Housing Authority headed to court


First Posted: 1/15/2009

LUMBERTON - The North Carolina Indian Housing Authority is back in court today in its ongoing civil lawsuit against the Lumbee Tribal Council.
The council had voted on March 15 to settle the lawsuit, but a lawyer for the Housing Authority says the tribe hasn't paid the full amount it agreed to. Terms of the settlement were not disclosed.
The trial was expected to begin on Monday, but the start was delayed until this morning.
The Housing Authority is suing the tribe over management of apartments in Cumberland, Hoke and Robeson counties. The authority filed the lawsuit in January after it said tribal officials trespassed onto the property.

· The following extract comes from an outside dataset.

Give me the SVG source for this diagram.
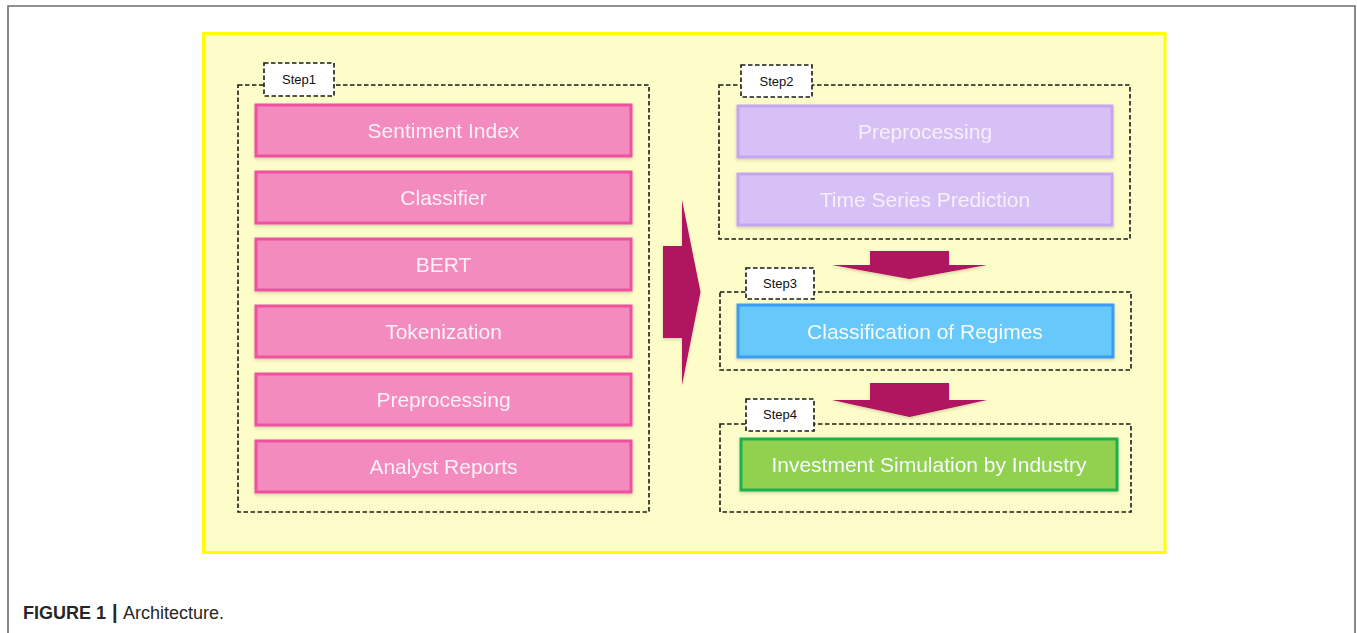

Neil Yarborough, the lawyer for the authority, also is asking that the tribe pay lawyer and court reporter fees that were incurred March 10 when tribal officials failed to show up for depositions in the case.
Yarborough has been seeking information about the tribe's operating and accounting procedures, federal grants and loans, tribal programs, personnel policies and actions regarding the Housing Authority.
The Tribal Council voted in April 2004 to take over ownership of Red Hill apartments in Maxton, Heritage Haven in Fairmont, Hawkeye Sands in Raeford and Eagles Nest in Fayetteville.
The tribe gets more than $800,000 a year in federal money to use for maintenance and operation costs. Tribal officials have said it would be cheaper to own the property.
In December, tribal officials tried to take over management of the apartments. Yarborough wrote to tribal administrators, saying they could face trespassing charges if they were on the property.
The Housing Authority obtained a restraining order against the tribe in January after the tribe tried to take over maintenance of the units.